First, we need to be perfectly clear about what is being asked.
Assuming we are looking only at families with two children, the gender of each child is uniformly distributed and independently at random, and the weekday of birth is uniformly distributed and independently at random.
Let $X$ represent the random variable which counts the number of male children of the couple. That is, $Pr(X=0)$ corresponds to the probability that both children are female, $Pr(X=1)$ corresponds to the probability that one is female and the other is male (in no specific order), and $Pr(X=2)$ is the probability that both children are male.
We have $Pr(X=0)=Pr(X=2)=\frac{1}{4}$ and $Pr(X=1)=\frac{1}{2}$
Let $W$ represent the event that at least one of the children is a boy born on a weekend.
We are asked to calculate $Pr(X=1\mid W)$
By Baye's theorem
$$Pr(X=1\mid W) = \frac{Pr(W\mid X=1)\cdot Pr(X=1)}{Pr(W)}$$
Given that we know there is exactly one boy, we see that to have a boy born on a weekend it must be that that specific boy was born on a weekend, which occurs with probability $\frac{2}{7}$ (assuming you count only saturday/sunday as weekend)
We already noted $Pr(X=1)=\frac{1}{2}$ from before.

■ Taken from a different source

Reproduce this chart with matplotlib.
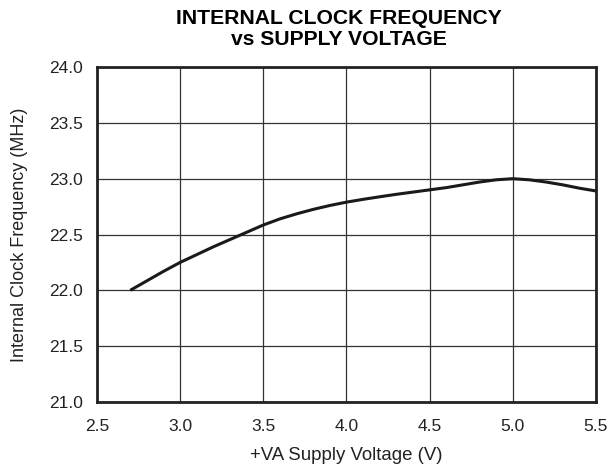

Finally, we need to calculate $Pr(W)$. Note that $Pr(W)=Pr(W\cap ((X=0)\cup (X=1)\cup (X=2))) = Pr(W\cap (X=0)) + Pr(W\cap (X=1)) + Pr(W\cap (X=2))$
$=0 + Pr(X=1)Pr(W\mid X=1) + Pr(X=2)Pr(W\mid X=2)$
$=0+\frac{1}{2}\cdot \frac{2}{7} + \frac{1}{4}\cdot (1-(\frac{5}{7})^2)$
$=\frac{1}{7} + \frac{6}{49} = \frac{13}{49}$
So, we have:
$$Pr(X=1\mid W) = \frac{\frac{2}{7}\cdot \frac{1}{2}}{\frac{13}{49}} = \frac{7}{13}$$
(note: this agrees with the answer from Ross Millikan once you finish the necessary computations)